Wow, I can't believe we're up to case 70 already! I've really enjoyed the comments and suggestions from all of my readers.
Here are the answers to this week's case:
Leishmaniasis. What is seen is the amastigote stage of this parasite. They live inside of macrophages, and range from 2-5 micrometers in greatest dimension. Therefore, the differential diagnosis includes other small intracellular yeasts such as Histoplasma capsulatum. Also in the differential are Toxoplasma gondii and Trypanosoma cruzi (although both would be unusual in this site). The best way to tell Leishmania apart from yeasts and T. gondii is to identify the rod shaped kinetoplast within each amastigote, in addition to the single nucleus. The arrows in the images point to what is most likely a kinetoplast. Note that it is very hard to see in a formalin-fixed, paraffin-embedded section! The best way to see the characteristic morphology is via a touch prep that is allowed to air dry and is then stained with giemsa (see below).
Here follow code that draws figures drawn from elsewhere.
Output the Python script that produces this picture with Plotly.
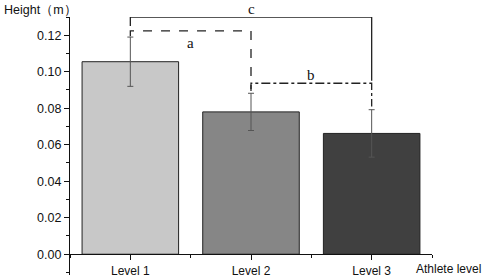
import plotly.graph_objects as go

categories = ["Level 1", "Level 2", "Level 3"]
heights = [0.1055, 0.0780, 0.0662]
errors = [0.0135, 0.0102, 0.0130]
bar_colors = ["#c8c8c8", "#868686", "#404040"]

# significance brackets: (x_start, x_end, level, left_end, right_end, label, label_x, label_y, dash)
brackets = [
    (1, 3, 0.1300, 0.1250, 0.0950, "c", 2.0, 0.1300, "solid"),
    (1, 2, 0.1224, 0.1195, 0.0905, "a", 1.5, 0.1160, "dash"),
    (2, 3, 0.0937, 0.0895, 0.0810, "b", 2.5, 0.0980, "dashdot"),
]

xpos = [1, 2, 3]

fig = go.Figure()
fig.add_trace(go.Bar(
    x=xpos, y=heights, width=0.8,
    marker=dict(color=bar_colors, line=dict(color="#222222", width=1)),
    error_y=dict(type="data", array=errors, visible=True, color="#555555",
                 thickness=1, width=3),
    showlegend=False,
))

for x0, x1, lvl, le, re, lab, lx, ly, dash in brackets:
    fig.add_trace(go.Scatter(
        x=[x0, x0, x1, x1], y=[le, lvl, lvl, re], mode="lines",
        line=dict(color="#222222", width=1.3, dash=dash),
        showlegend=False, hoverinfo="skip", cliponaxis=False,
    ))
    if lab == "c":
        fig.add_annotation(x=lx, y=ly - 0.0002, text=lab, showarrow=False, yanchor="bottom",
                           yshift=-2,
                           font=dict(family="Liberation Serif", size=15, color="#111111"),
                           xref="x", yref="y")
    else:
        fig.add_annotation(x=lx, y=ly, text=lab, showarrow=False,
                           font=dict(family="Liberation Serif", size=15, color="#111111"),
                           xref="x", yref="y")

ymin, ymax = -0.01138, 0.130
zero_frac = (0 - ymin) / (ymax - ymin)

fig.update_layout(
    width=484, height=278,
    margin=dict(l=70, r=52, t=17, b=0),
    plot_bgcolor="white", paper_bgcolor="white",
    font=dict(family="Liberation Sans", size=12, color="#111111"),
    xaxis=dict(
        range=[0.5, 3.5], tickvals=xpos, ticktext=categories,
        showline=True, linecolor="#111111", linewidth=1.2,
        ticks="outside", ticklen=5, tickcolor="#111111",
        showgrid=False, zeroline=False,
        anchor="free", position=zero_frac,
        minor=dict(tick0=0.5, dtick=0.5, ticks="outside", ticklen=3, tickcolor="#111111"),
        tickfont=dict(size=12),
    ),
    yaxis=dict(
        range=[ymin, ymax], tick0=0, dtick=0.02, tickformat=".2f",
        showline=True, linecolor="#111111", linewidth=1.2,
        ticks="outside", ticklen=5, tickcolor="#111111",
        showgrid=False, zeroline=False,
        minor=dict(dtick=0.01, ticks="outside", ticklen=3, tickcolor="#111111"),
        tickfont=dict(size=12.5),
    ),
)

fig.add_annotation(x=0, y=1, xref="paper", yref="paper", xshift=-68, yshift=7,
                   text="Height（m）", showarrow=False, xanchor="left", yanchor="middle",
                   font=dict(family="Liberation Sans", size=12.5))
fig.add_annotation(x=1, y=zero_frac, xref="paper", yref="paper", xshift=-18, yshift=-15,
                   text="Athlete level", showarrow=False, xanchor="left", yanchor="middle",
                   font=dict(family="Liberation Sans", size=12))

fig.write_html("out.html", config={"displayModeBar": False},
               post_script="document.body.style.margin='0px';document.body.style.overflow='hidden';")
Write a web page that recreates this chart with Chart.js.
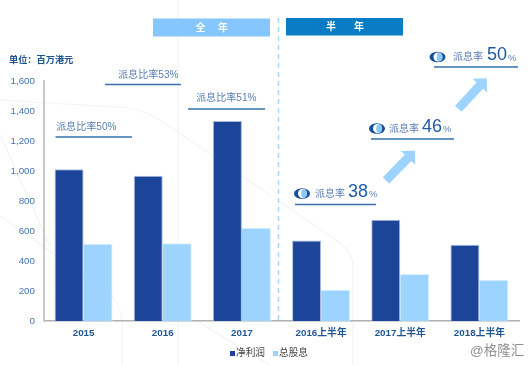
<!DOCTYPE html>
<html><head><meta charset="utf-8">
<style>html,body{margin:0;padding:0;background:#fff}#w{position:relative;width:531px;height:365px}canvas{display:block}</style>
<script src="https://cdn.jsdelivr.net/npm/chart.js@4"></script></head>
<body><div id="w"><canvas id="c" width="531" height="365"></canvas></div>
<script>
const categories=['2015','2016','2017','2016上半年','2017上半年','2018上半年'];
const netProfit=[1012,969,1333,537,675,509];
const dividends=[515,519,622,209,313,275];
const seriesNames=['净利润','总股息'];
const fullYearNotes=['派息比率50%','派息比率53%','派息比率51%'];
const halfNotes=['38','46','50'];
const F='"Liberation Sans","Noto Sans CJK SC",sans-serif';

const deco={id:'deco',
 beforeDraw(ch){const g=ch.ctx;g.save();
  g.strokeStyle='#f3f4f7';g.lineWidth=1.2;
  g.beginPath();g.moveTo(178,0);g.lineTo(178,365);g.stroke();
  g.beginPath();g.moveTo(0,100);g.lineTo(130,108);g.quadraticCurveTo(145,111,160,120);g.lineTo(270,195);g.stroke();
  g.beginPath();g.moveTo(0,135);g.lineTo(50,246);g.stroke();
  g.beginPath();g.moveTo(0,216);g.lineTo(105,290);g.quadraticCurveTo(122,302,122,325);g.lineTo(122,365);g.stroke();
  g.beginPath();g.moveTo(195,320);g.lineTo(270,365);g.stroke();
  g.beginPath();g.moveTo(279,201);g.lineTo(340,243);g.quadraticCurveTo(353,253,353,265);g.lineTo(353,365);g.stroke();
  g.restore();},
 afterDraw(ch){const g=ch.ctx;g.save();
  g.fillStyle='#85c6ff';g.fillRect(153,18.5,117,18);
  g.fillStyle='#0a7cc4';g.fillRect(286,18,117,17.5);
  g.textBaseline='middle';g.textAlign='center';
  g.fillStyle='#fff';g.font='bold 10px '+F;
  g.fillText('全',200.5,28);g.fillText('年',223,28);
  g.fillText('半',331,27.5);g.fillText('年',359,27.5);
  g.strokeStyle='#a8d8fa';g.lineWidth=1.5;g.setLineDash([5,4]);
  g.beginPath();g.moveTo(278.5,18);g.lineTo(278.5,320);g.stroke();g.setLineDash([]);
  g.textAlign='left';g.fillStyle='#1c5590';g.font='bold 9.2px '+F;
  g.fillText('单位：百万港元',9,60);
  // full-year notes
  const fy=[[56,127,55.5,132,137],[118,75,105,181,84.5],[196,98.5,188,265,109]];
  fy.forEach((a,i)=>{g.fillStyle='#5c80b4';g.font='10.1px '+F;g.fillText(fullYearNotes[i],a[0],a[1]);
    g.strokeStyle='#3572ae';g.lineWidth=1.5;g.beginPath();g.moveTo(a[2],a[4]);g.lineTo(a[3],a[4]);g.stroke();});
  // half-year notes
  const hy=[[302,193.5,315,348,295,376,204.5],[377,128.5,389,422,371,454,139],[437.5,57,453,487,434,518,67]];
  hy.forEach((a,i)=>{
    g.fillStyle='#15509c';g.beginPath();g.ellipse(a[0],a[1],8,5.3,0,0,Math.PI*2);g.fill();
    g.fillStyle='#fff';g.beginPath();g.ellipse(a[0]+0.5,a[1],4.5,4.5,0,0,Math.PI*2);g.fill();
    g.fillStyle='#8ec8f5';g.beginPath();g.ellipse(a[0]+2,a[1],2.8,4.3,0,0,Math.PI*2);g.fill();
    g.fillStyle='#5c80b4';g.font='10px '+F;g.fillText('派息率',a[2],a[1]+0.5);
    g.fillStyle='#1f5aa5';g.font='18px '+F;g.fillText(halfNotes[i],a[3],a[1]-1.5);
    const w=g.measureText(halfNotes[i]).width;
    g.fillStyle='#5c80b4';g.font='9.5px '+F;g.fillText('%',a[3]+w+1,a[1]+1);
    g.strokeStyle='#3572ae';g.lineWidth=1.5;g.beginPath();g.moveTo(a[4],a[6]);g.lineTo(a[5],a[6]);g.stroke();
  });
  // arrows
  [[386,180.5,415,150.7],[458.3,108.7,486.7,78.3]].forEach(a=>{
    const ang=Math.atan2(a[3]-a[1],a[2]-a[0]),L=Math.hypot(a[2]-a[0],a[3]-a[1]);
    g.save();g.translate(a[0],a[1]);g.rotate(ang);g.fillStyle='#9dd4ff';
    g.beginPath();g.moveTo(0,-4.5);g.lineTo(L-10,-4.5);g.lineTo(L-10,-10);g.lineTo(L,0);g.lineTo(L-10,10);g.lineTo(L-10,4.5);g.lineTo(0,4.5);g.closePath();g.fill();
    g.restore();});
  // legend
  const ds=ch.data.datasets;const lx=[230,273];
  g.font='9.7px '+F;
  ds.forEach((d,i)=>{g.fillStyle=d.backgroundColor;g.fillRect(lx[i],351,5,5);
    g.fillStyle='#444';g.fillText(d.label,lx[i]+6,353.5);});
  g.fillStyle='#8e8e8e';g.font='13.5px '+F;g.fillText('@格隆汇',470,351.5);
  g.restore();}
};

new Chart(document.getElementById('c'),{type:'bar',
 data:{labels:categories,datasets:[
  {label:seriesNames[0],data:netProfit,backgroundColor:'#1c4498',borderColor:'#a9bbdc',borderWidth:{top:1,right:1,left:1,bottom:0}},
  {label:seriesNames[1],data:dividends,backgroundColor:'#9dd4ff',borderColor:'#dcf0ff',borderWidth:{top:1,right:1,left:0,bottom:0}}]},
 plugins:[deco],
 options:{responsive:false,animation:false,
  layout:{padding:{left:0,right:12,top:81,bottom:0}},
  datasets:{bar:{categoryPercentage:0.733,barPercentage:1}},
  plugins:{tooltip:{enabled:false},title:{display:false},legend:{display:false}},
  scales:{
   x:{grid:{display:false,drawTicks:false},border:{color:'#b0b0b0',width:1.5},
      afterFit(s){s.height=44;},
      ticks:{color:'#1f5596',padding:6.5,maxRotation:0,autoSkip:false,font:{family:F,size:9.8,weight:'bold'}}},
   y:{min:0,max:1600,grid:{display:false,drawTicks:false},border:{color:'#c8c8c8',width:2},
      afterFit(s){s.width=44;},
      ticks:{stepSize:200,color:'#4574b2',padding:9,font:{family:F,size:9.8},
        callback:v=>v.toLocaleString('en-US')}}}
 }});
</script></body></html>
Note that the kinetoplast is much more obvious.
These 2 Images from the CDC website:
T. cruzi will also appear as clusters of intracellular amastigotes with kinetoplasts. However, T. cruzi will infect any nucleated cell, and is typically found in smooth and cardiac muscle cells. In these cells, the amastigotes occupy a poorly defined pseudocyst, which is typically much larger than the small collection of Leishmania amastigotes in infected macrophages.
A couple of other helpful hints:
1. H. capsulatum has a pseudocapsule (seen as a clearing around each yeast)and no kinetoplast. (arrow head, below image - 1000 times original magnification, oil immersion)
2. T. gondii is typically found in brain tissue (usually with necrosis in acute disease), and rarely, lymph nodes. The organisms have a classic arc shape on touch prep instead of the oval shape of the amastigote.
So what is the best way to differentiate Leishmania from H. capsulatum on formalin fixed tissue sections if you don't have an air-dried touch prep? A silver stain for fungi (e.g. GMS). The former is negative, while the latter is positive. The following is a silver stain performed on this case. The arrow points to a single amastigote, which is clearly NOT staining with GMS (1000 times original magnification, oil immersion).